Let’s look at Netflix as an example of a brand that’s embraced originality as a critical component of their content strategy:

  • Competition in the streaming industry is increasing and originality in programming has helped Netflix to carve out a space and differentiate itself.
  • Over 50% of Americans use the service, in part, because of its competitive pricing but also for the original content being added monthly.
  • Forbes estimates that original content will be a “key factor” to driving the value of Netflix up in the future.

Source your Stats

How many times in grade school math class did your teacher tell you to “show your work?” There was a reason why, and it’s because when someone can see how you arrived at your conclusions, they can understand why you know what you know.

When creating a piece of content that calls for you to backup your statements, make sure that your stats come from a credible source. One of the biggest mistakes you can make as a content writer is to source inaccurate or untrustworthy sources.
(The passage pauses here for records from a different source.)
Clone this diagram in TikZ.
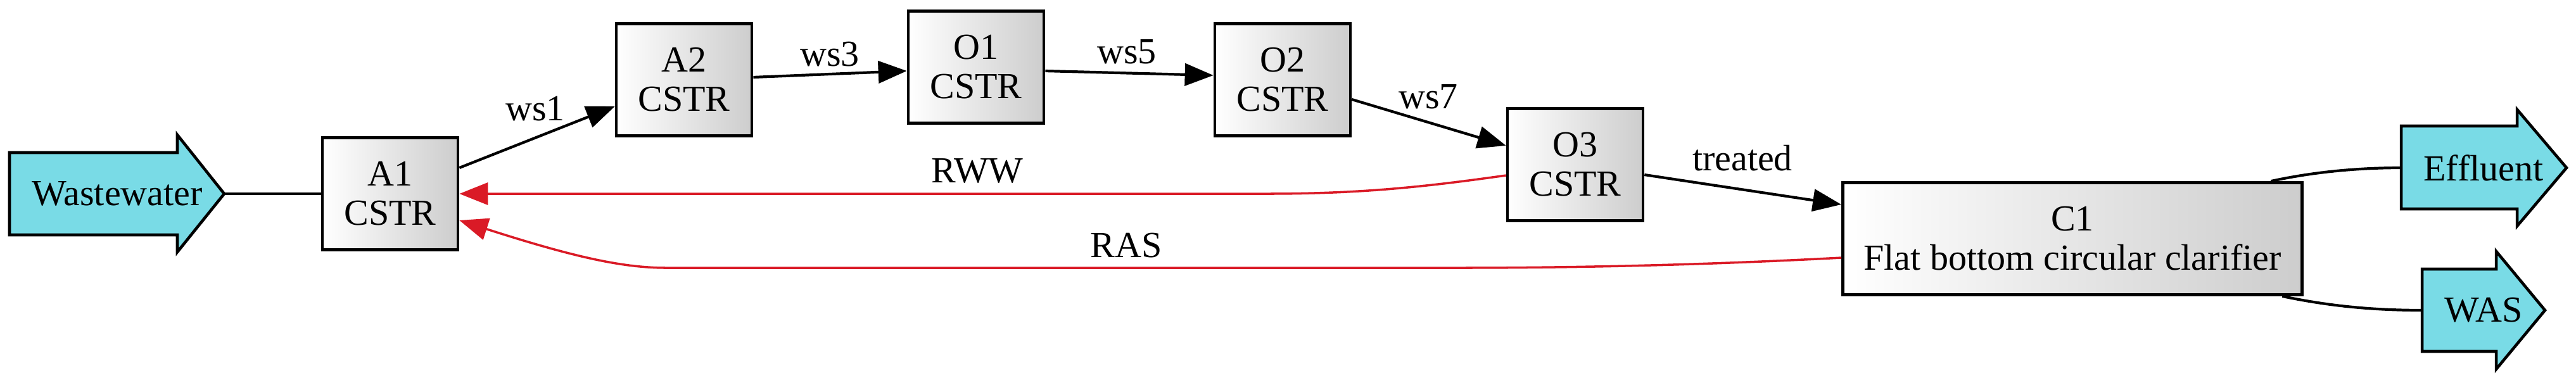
\documentclass[tikz,border=0pt]{standalone}
\usepackage{fontspec}
\setmainfont{Liberation Serif}
\usetikzlibrary{arrows.meta, calc}
\definecolor{mycyan}{RGB}{121,219,230}
\definecolor{myred}{RGB}{218,26,38}
\definecolor{mygrey}{RGB}{205,205,205}
\tikzset{
  unit/.style={rectangle, draw=black, left color=white, right color=mygrey,
    minimum width=2.14cm, minimum height=1.77cm, align=center,
    line width=1.3pt, inner sep=2pt},
  ioarrow/.style={draw=black, fill=mycyan, line width=1.3pt, line join=miter},
  iolabel/.style={inner sep=0pt},
  flow/.style={-{Triangle[length=0.45cm, width=0.35cm]}, line width=1.2pt, color=black},
  recycle/.style={-{Triangle[length=0.45cm, width=0.35cm]}, line width=1pt, color=myred},
  plain/.style={line width=1.2pt, color=black},
  elabel/.style={inner sep=1pt}
}

\begin{document}
\begin{tikzpicture}[x=0.01cm, y=-0.01cm, font=\fontsize{16.5}{17.6}\selectfont]
  \useasboundingbox (0,0) rectangle (4067,596);
  % reactors and clarifier
  \node[unit] (A1) at (616,306) {A1\\CSTR};
  \node[unit] (A2) at (1080,126) {A2\\CSTR};
  \node[unit] (O1) at (1541,106) {O1\\CSTR};
  \node[unit] (O2) at (2025,126) {O2\\CSTR};
  \node[unit] (O3) at (2487,260) {O3\\CSTR};
  \node[unit, minimum width=7.25cm] (C1) at (3272,377) {C1\\Flat bottom circular clarifier};
  % influent and outflows
  \draw[ioarrow] (15,241) -- (280,241) -- (280,213) -- (354,306) -- (280,398) -- (280,371) -- (15,371) -- cycle;
  \node[iolabel] (ww) at (185,306) {Wastewater};
  \coordinate (wwtip) at (354,306);
  \draw[ioarrow] (3791,199) -- (3974,199) -- (3974,173) -- (4052,265) -- (3974,357) -- (3974,330) -- (3791,330) -- cycle;
  \node[iolabel] (eff) at (3921,265) {Effluent};
  \coordinate (effin) at (3791,265);
  \draw[ioarrow] (3824,425) -- (3941,425) -- (3941,397) -- (4018,490) -- (3941,583) -- (3941,555) -- (3824,555) -- cycle;
  \node[iolabel] (was) at (3921,490) {WAS};
  \coordinate (wasin) at (3824,490);
  % main line
  \draw[plain] (wwtip) -- (A1.west);
  \draw[flow] ([yshift=0.41cm]A1.east) -- ([yshift=-0.42cm]A2.west);
  \draw[flow] ([yshift=0.04cm]A2.east) -- ([yshift=-0.06cm]O1.west);
  \draw[flow] ([yshift=-0.06cm]O1.east) -- ([yshift=0.07cm]O2.west);
  \draw[flow] ([yshift=-0.31cm]O2.east) -- ([yshift=0.30cm]O3.west);
  \draw[flow] ([yshift=-0.16cm]O3.east) -- ([yshift=0.54cm]C1.west);
  \draw[plain] ([xshift=3.13cm]C1.north) .. controls (3650,272) and (3720,265) .. (effin);
  \draw[plain] ([xshift=3.31cm]C1.south) .. controls (3680,484) and (3750,490) .. (wasin);
  % recycles
  \draw[recycle] ([yshift=-0.17cm]O3.west) .. controls (2250,295) and (2150,306) .. (2000,306) -- (A1.east);
  \draw[recycle] ([yshift=-0.30cm]C1.west) .. controls (2700,418) and (2500,423) .. (2300,423)
    -- (1052,423) .. controls (980,423) and (900,404) .. ([yshift=-0.42cm]A1.east);
  % stream labels
  \node[elabel] (lws1) at (845,172) {ws1};
  \node[elabel] (lws3) at (1310,86) {ws3};
  \node[elabel] (lws5) at (1779,82) {ws5};
  \node[elabel] (lws7) at (2255,153) {ws7};
  \node[elabel] (ltreated) at (2751,250) {treated};
  \node[elabel] (lrww) at (1543,270) {RWW};
  \node[elabel] (lras) at (1778,388) {RAS};
\end{tikzpicture}
\end{document}
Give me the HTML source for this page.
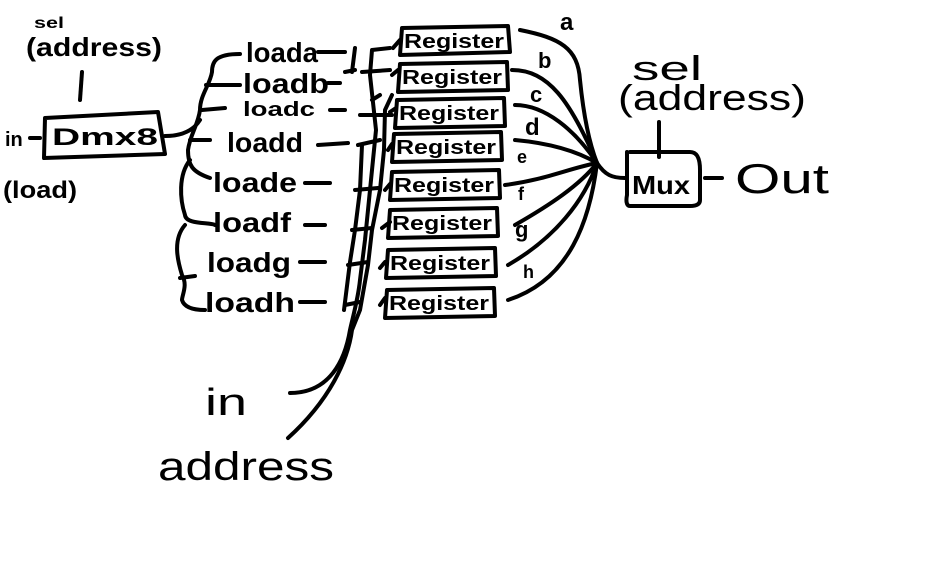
<!DOCTYPE html>
<html><head><style>
html,body{margin:0;padding:0;background:#fff;}
svg{display:block}
text{font-family:"Liberation Sans",sans-serif;fill:#000;}
</style></head><body>
<svg width="934" height="564" viewBox="0 0 934 564" xmlns="http://www.w3.org/2000/svg">
<g fill="none" stroke="#000" stroke-width="4" stroke-linecap="round" stroke-linejoin="round">
<path d="M45 118 L158 112 L165 154 L44 158 Z"/>
<path d="M80 100 L82 72"/>
<path d="M30 138 L40 138"/>
<path d="M165 136 C185 136 195 128 200 120"/>
<path d="M240 54 C215 54 212 62 212 72 C210 85 200 95 200 110 C198 125 190 135 188 150 C188 165 192 172 210 178"/>
<path d="M206 85 L240 85"/>
<path d="M202 110 L225 108"/>
<path d="M190 140 L210 140"/>
<path d="M190 160 C178 175 180 200 185 215 C186 225 210 222 215 225"/>
<path d="M185 225 C172 240 178 262 182 275 C188 285 182 295 182 300 C185 310 200 310 205 310"/>
<path d="M180 278 L195 276"/>
<path d="M318 52 L345 52"/>
<path d="M328 83 L340 83"/>
<path d="M330 110 L345 110"/>
<path d="M318 145 L348 143"/>
<path d="M305 183 L330 183"/>
<path d="M305 225 L325 225"/>
<path d="M300 262 L325 262"/>
<path d="M300 302 L325 302"/>
<path d="M355 48 L352 72 M345 72 L355 70"/>
<path d="M290 393 C330 393 345 360 350 330 C352 320 358 300 360 280 L365 240 L372 170 L376 130 L370 75 L372 50 L390 48"/>
<path d="M288 438 C330 400 348 360 352 330 L360 310 L368 265 L372 230 L380 190 L384 150 L385 110 L392 95"/>
<path d="M345 305 L360 302 M348 265 L368 262 M352 230 L372 228 M355 190 L378 188 M358 145 L380 140 M360 115 L392 115 M362 72 L390 70 M372 100 L380 95"/>
<path d="M344 310 L350 262 L355 230 L360 190 L362 145"/>
<path d="M380 305 L385 298 M380 268 L385 262 M382 228 L390 222 M385 190 L390 184 M388 150 L392 144 M390 112 L396 108 M392 75 L398 70 M393 48 L400 40"/>
<path d="M402 28 L508 26 L510 52 L400 55 Z"/>
<path d="M400 64 L507 62 L508 90 L398 92 Z"/>
<path d="M397 100 L504 98 L505 126 L395 128 Z"/>
<path d="M394 134 L501 132 L502 160 L392 162 Z"/>
<path d="M392 172 L499 170 L500 198 L390 200 Z"/>
<path d="M390 210 L497 208 L498 236 L388 238 Z"/>
<path d="M388 250 L495 248 L496 276 L386 278 Z"/>
<path d="M387 290 L494 288 L495 316 L385 318 Z"/>
<path d="M520 30 C560 38 578 48 580 80 C583 110 588 140 597 163"/>
<path d="M512 70 C548 70 570 100 597 163"/>
<path d="M515 105 C545 105 575 130 597 163"/>
<path d="M515 140 C548 143 575 150 597 163"/>
<path d="M505 185 C545 180 570 168 597 163"/>
<path d="M515 225 C550 205 580 185 597 163"/>
<path d="M508 265 C555 238 585 200 597 163"/>
<path d="M508 300 C570 280 590 220 597 163"/>
<path d="M597 163 C605 175 612 178 625 178"/>
<path d="M630 152 L690 152 C698 152 700 160 700 170 L700 200 C700 205 695 206 690 206 L630 206 C626 206 626 200 627 195 L627 152"/>
<path d="M659 122 L659 157"/>
<path d="M705 178 L722 178"/>
</g>
<g font-weight="bold">
<text x="34" y="28" font-size="16" textLength="30" lengthAdjust="spacingAndGlyphs">sel</text>
<text x="26" y="56" font-size="26" textLength="136" lengthAdjust="spacingAndGlyphs">(address)</text>
<text x="5" y="146" font-size="20">in</text>
<text x="3" y="198" font-size="24" textLength="74" lengthAdjust="spacingAndGlyphs">(load)</text>
<text x="52" y="145" font-size="24" textLength="106" lengthAdjust="spacingAndGlyphs">Dmx8</text>
<text x="246" y="62" font-size="28" textLength="72" lengthAdjust="spacingAndGlyphs">loada</text>
<text x="243" y="93" font-size="28" textLength="86" lengthAdjust="spacingAndGlyphs">loadb</text>
<text x="243" y="116" font-size="20" textLength="72" lengthAdjust="spacingAndGlyphs">loadc</text>
<text x="227" y="152" font-size="28" textLength="76" lengthAdjust="spacingAndGlyphs">loadd</text>
<text x="213" y="192" font-size="28" textLength="84" lengthAdjust="spacingAndGlyphs">loade</text>
<text x="213" y="232" font-size="28" textLength="78" lengthAdjust="spacingAndGlyphs">loadf</text>
<text x="207" y="272" font-size="28" textLength="84" lengthAdjust="spacingAndGlyphs">loadg</text>
<text x="205" y="312" font-size="28" textLength="90" lengthAdjust="spacingAndGlyphs">loadh</text>
<text x="205" y="415" font-size="38" font-weight="normal" textLength="42" lengthAdjust="spacingAndGlyphs">in</text>
<text x="158" y="480" font-size="40" font-weight="normal" textLength="176" lengthAdjust="spacingAndGlyphs">address</text>
<text x="404" y="48" font-size="20" textLength="100" lengthAdjust="spacingAndGlyphs">Register</text>
<text x="402" y="84" font-size="20" textLength="100" lengthAdjust="spacingAndGlyphs">Register</text>
<text x="399" y="120" font-size="20" textLength="100" lengthAdjust="spacingAndGlyphs">Register</text>
<text x="396" y="154" font-size="20" textLength="100" lengthAdjust="spacingAndGlyphs">Register</text>
<text x="394" y="192" font-size="20" textLength="100" lengthAdjust="spacingAndGlyphs">Register</text>
<text x="392" y="230" font-size="20" textLength="100" lengthAdjust="spacingAndGlyphs">Register</text>
<text x="390" y="270" font-size="20" textLength="100" lengthAdjust="spacingAndGlyphs">Register</text>
<text x="389" y="310" font-size="20" textLength="100" lengthAdjust="spacingAndGlyphs">Register</text>
<text x="560" y="30" font-size="24">a</text>
<text x="538" y="68" font-size="22">b</text>
<text x="530" y="102" font-size="22">c</text>
<text x="525" y="135" font-size="24">d</text>
<text x="517" y="163" font-size="18">e</text>
<text x="518" y="200" font-size="18">f</text>
<text x="515" y="237" font-size="22">g</text>
<text x="523" y="278" font-size="18">h</text>
<text x="632" y="80" font-size="34" font-weight="normal" textLength="70" lengthAdjust="spacingAndGlyphs">sel</text>
<text x="618" y="110" font-size="36" font-weight="normal" textLength="188" lengthAdjust="spacingAndGlyphs">(address)</text>
<text x="632" y="194" font-size="26" textLength="58" lengthAdjust="spacingAndGlyphs">Mux</text>
<text x="735" y="193" font-size="42" font-weight="normal" textLength="94" lengthAdjust="spacingAndGlyphs">Out</text>
</g>
</svg>
</body></html>
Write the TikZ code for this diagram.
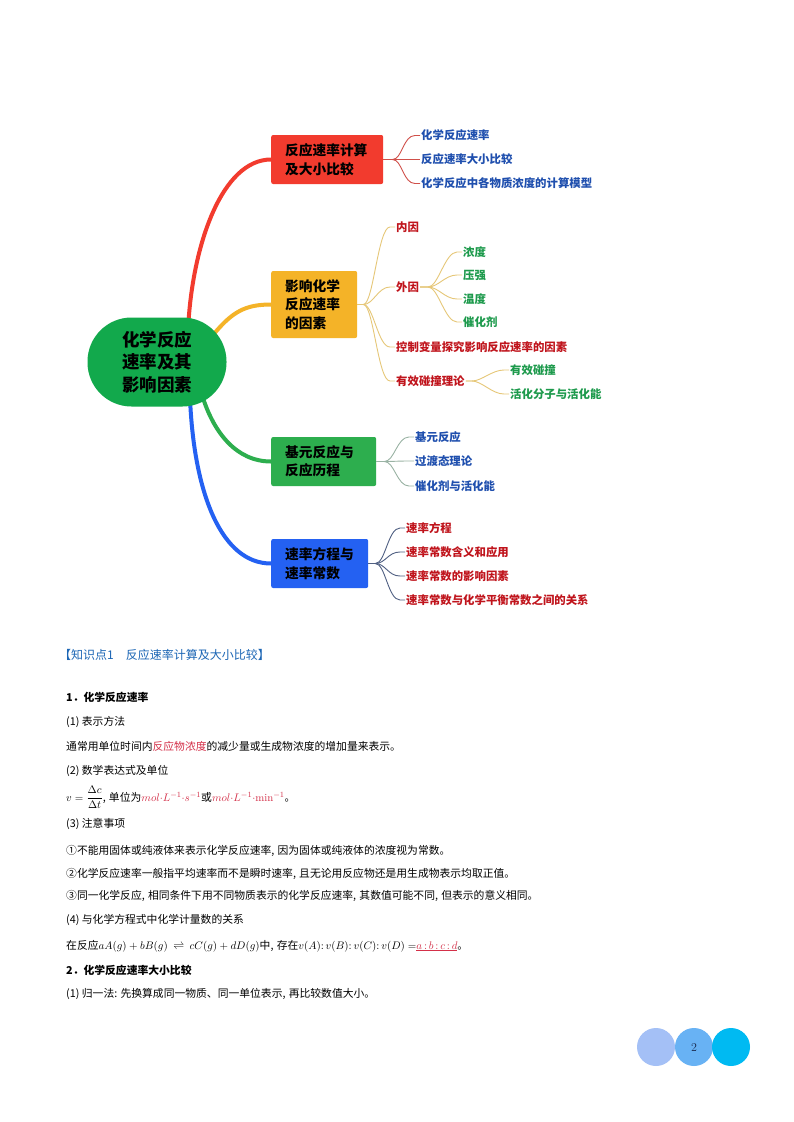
\documentclass[tikz,border=0pt]{standalone}
\usepackage{amsmath}
\usepackage{fontspec}
\newfontfamily\cjk{Noto Sans CJK SC}
\usetikzlibrary{backgrounds}
\newcommand{\zcomma}{,\hspace{0.3em}}
\definecolor{cgreen}{HTML}{12A94C}
\definecolor{bred}{HTML}{F23B2E}
\definecolor{byellow}{HTML}{F4B328}
\definecolor{bgreen}{HTML}{2DAE4E}
\definecolor{bblue}{HTML}{2461F2}
\definecolor{lred}{HTML}{D0504A}
\definecolor{lyellow}{HTML}{E6C778}
\definecolor{lgreen}{HTML}{9AB3A4}
\definecolor{lblue}{HTML}{4F5F82}
\definecolor{tblue}{HTML}{1F4FAE}
\definecolor{tred}{HTML}{C0141C}
\definecolor{tgreen}{HTML}{1D9A4C}
\definecolor{hblue}{HTML}{1C66B5}
\definecolor{mred}{HTML}{D43049}
\definecolor{pc1}{HTML}{A4C0F6}
\definecolor{pc2}{HTML}{68B2F4}
\definecolor{pc3}{HTML}{00BAF2}
\definecolor{pnum}{HTML}{1B2B50}
\begin{document}
\begin{tikzpicture}[x=1pt,y=-1pt,
  central/.style={fill=cgreen, rounded corners=44pt, minimum width=139pt, minimum height=89pt, inner sep=0pt, align=center, font=\cjk\bfseries\fontsize{17.5}{22.5}\selectfont},
  topic/.style={rounded corners=2pt, anchor=west, inner xsep=14pt, inner ysep=0pt, align=left, font=\cjk\bfseries\fontsize{13.7}{18.5}\selectfont},
  leaf/.style={anchor=west, inner sep=1pt, font=\cjk\bfseries\fontsize{11.4}{13}\selectfont},
  mainline/.style={line width=4pt},
  sub/.style={line width=0.9pt, to path={-- ++(#1,0) .. controls +(10,0) and +(-12,0) .. ([xshift=-5pt]\tikztotarget.west) -- (\tikztotarget.west)}},
  sub/.default=8,
  body/.style={anchor=base west, inner sep=0pt, font=\cjk\fontsize{10.8}{13}\selectfont},
  pcirc/.style={circle, minimum size=38pt, inner sep=0pt}
]
\path[use as bounding box] (0,0) rectangle (794,1122);

% central and topics
\node[central] (c) at (157,362) {化学反应\\速率及其\\影响因素};
\node[topic, fill=bred, text width=84pt, minimum height=49pt] (b1) at (271,159.5) {反应速率计算\\及大小比较};
\node[topic, fill=byellow, text width=58pt, minimum height=67pt] (b2) at (271,304.5) {影响化学\\反应速率\\的因素};
\node[topic, fill=bgreen, text width=77pt, minimum height=49pt] (b3) at (271,461.5) {基元反应与\\反应历程};
\node[topic, fill=bblue, text width=69pt, minimum height=49pt] (b4) at (271,563.5) {速率方程与\\速率常数};

% leaves
\begin{scope}[every node/.append style={leaf}]
\node[text=tblue] (r1) at (420,135.5) {化学反应速率};
\node[text=tblue] (r2) at (420,159.5) {反应速率大小比较};
\node[text=tblue] (r3) at (420,183.5) {化学反应中各物质浓度的计算模型};
\node[text=tred] (y1) at (395,227) {内因};
\node[text=tred] (y2) at (395,287) {外因};
\node[text=tred] (y3) at (395,347) {控制变量探究影响反应速率的因素};
\node[text=tred] (y4) at (395,381) {有效碰撞理论};
\node[text=tgreen] (w1) at (462,252) {浓度};
\node[text=tgreen] (w2) at (462,275) {压强};
\node[text=tgreen] (w3) at (462,299) {温度};
\node[text=tgreen] (w4) at (462,322) {催化剂};
\node[text=tgreen] (e1) at (509,370) {有效碰撞};
\node[text=tgreen] (e2) at (509,394) {活化分子与活化能};
\node[text=tblue] (g1) at (414,437) {基元反应};
\node[text=tblue] (g2) at (414,461) {过渡态理论};
\node[text=tblue] (g3) at (414,486) {催化剂与活化能};
\node[text=tred] (u1) at (405,528) {速率方程};
\node[text=tred] (u2) at (405,552) {速率常数含义和应用};
\node[text=tred] (u3) at (405,576) {速率常数的影响因素};
\node[text=tred] (u4) at (405,600) {速率常数与化学平衡常数之间的关系};
\end{scope}

% main connectors
\begin{scope}[on background layer]
\fill[white] (0,0) rectangle (794,1122);
\draw[mainline, bred] ([shift={(31,-32)}]c.center) .. controls (192,245) and (222,159.5) .. (b1.west);
\draw[mainline, byellow] ([shift={(56,-27)}]c.center) .. controls (232,312) and (245,304.5) .. (b2.west);
\draw[mainline, bgreen] ([shift={(46,36)}]c.center) .. controls (214,432) and (236,461.5) .. (b3.west);
\draw[mainline, bblue] ([shift={(33,36)}]c.center) .. controls (194,495) and (222,563.5) .. (b4.west);
\end{scope}

% sub connectors
\draw[lred, sub=9] (b1.east) to (r1);
\draw[lred, sub=9] (b1.east) to (r2);
\draw[lred, sub=9] (b1.east) to (r3);
\draw[lyellow, sub=6] (b2.east) to (y1);
\draw[lyellow, sub=6] (b2.east) to (y2);
\draw[lyellow, sub=6] (b2.east) to (y3);
\draw[lyellow, sub=6] (b2.east) to (y4);
\draw[lyellow, sub=8] (y2.east) to (w1);
\draw[lyellow, sub=8] (y2.east) to (w2);
\draw[lyellow, sub=8] (y2.east) to (w3);
\draw[lyellow, sub=8] (y2.east) to (w4);
\draw[lyellow, sub=6] (y4.east) to (e1);
\draw[lyellow, sub=6] (y4.east) to (e2);
\draw[lgreen, sub=8] (b3.east) to (g1);
\draw[lgreen, sub=8] (b3.east) to (g2);
\draw[lgreen, sub=8] (b3.east) to (g3);
\draw[lblue, sub=7] (b4.east) to (u1);
\draw[lblue, sub=7] (b4.east) to (u2);
\draw[lblue, sub=7] (b4.east) to (u3);
\draw[lblue, sub=7] (b4.east) to (u4);

% body text
\node[body, text=hblue, font=\cjk\fontsize{12}{14}\selectfont] (h) at (59,659) {【知识点1　反应速率计算及大小比较】};
\node[body, font=\cjk\bfseries\fontsize{10.8}{13}\selectfont] (t1) at (66,701) {1．化学反应速率};
\node[body] (t2) at (66,725) {(1) 表示方法};
\node[body] (t3) at (66,750) {通常用单位时间内{\color{mred}反应物浓度}的减少量或生成物浓度的增加量来表示。};
\node[body] (t4) at (66,774) {(2) 数学表达式及单位};
\node[body] (t5) at (66,801) {$v=\dfrac{\Delta c}{\Delta t}$\zcomma 单位为{\color{mred}$mol{\cdot}L^{-1}{\cdot}s^{-1}$}或{\color{mred}$mol{\cdot}L^{-1}{\cdot}\mathrm{min}^{-1}$}。};
\node[body] (t6) at (66,827) {(3) 注意事项};
\node[body] (t7) at (66,854) {①不能用固体或纯液体来表示化学反应速率\zcomma 因为固体或纯液体的浓度视为常数。};
\node[body] (t8) at (66,877) {②化学反应速率一般指平均速率而不是瞬时速率\zcomma 且无论用反应物还是用生成物表示均取正值。};
\node[body] (t9) at (66,899) {③同一化学反应\zcomma 相同条件下用不同物质表示的化学反应速率\zcomma 其数值可能不同\zcomma 但表示的意义相同。};
\node[body] (t10) at (66,923) {(4) 与化学方程式中化学计量数的关系};
\node[body] (t11) at (66,949) {在反应$aA(g)+bB(g)\ \rightleftharpoons\ cC(g)+dD(g)$中\zcomma 存在$v(A){:}\,v(B){:}\,v(C){:}\,v(D)=$\textcolor{mred}{\underline{$a{\,:\,}b{\,:\,}c{\,:\,}d$}}。};
\node[body, font=\cjk\bfseries\fontsize{10.8}{13}\selectfont] (t12) at (66,974) {2．化学反应速率大小比较};
\node[body] (t13) at (66,997) {(1) 归一法:\hspace{0.3em}先换算成同一物质、同一单位表示\zcomma 再比较数值大小。};

% page number
\node[pcirc, fill=pc1] (p1) at (656,1047) {};
\node[pcirc, fill=pc2, text=pnum, font=\fontsize{12}{14}\selectfont] (p2) at (694,1047) {2};
\node[pcirc, fill=pc3] (p3) at (731,1047) {};
\end{tikzpicture}
\end{document}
Put yourself in the reader’s shoes – if they have doubts about the credibility of the information they’re ingesting they’ll find other content that makes them feel enlightened and clear.  When you’re sourcing statistics, quotes and citations, try to avoid:

  • Sourcing a name or publication without including a link to a report or website.
  • Linking to a homepage with no reference to the piece of information you’ve quoted in your content.
  • Linking to a source that doesn’t support your claim.

Treat People With Respect

This segment is going to be relatively link free – because we don’t need third party evidence to tell you why you should treat your audience with respect. Bottom line: no one is going to do business with a brand that treats its customers like simpletons. If you want to receive respect, you first have to offer your respect.  That means not sugar coating your content with inaccuracies that you think will better your chances of making a sale. It also means writing in such a way that showcases what your brand is capable of, and not back-tracking on your promises or organizational values somewhere down the line.

Marketing is 100% about finding ways to better communicate with people. Not just in terms of boosting the effectiveness of your sales funnel and lead conversion rates, but via basic human interaction.  Acknowledge your prospects and customers are real people who deserve to be treated with integrity and candor regardless of where they are in their buyer’s journey.  If they’re inclined to buy from you, great news – but those people are no more important that someone who is just discovering your brand, or those who have traditionally dealt with your competitors.

The job of your content is to be a valuable resource to those looking for help – don’t forget that. Think of your content approach not so much a weapon in your conversion arsenal, but as an extended olive branch. When you offer your help, expertise and knowledge to readers, you actively create a trustworthy relationship based on honesty and respect.

Last but not least, thank your readers! Instead of implying that their interest in your blog, or email marketing campaigns is appreciated – outright tell them. All too often we leave these opportunities up to assumption – give the straight story instead.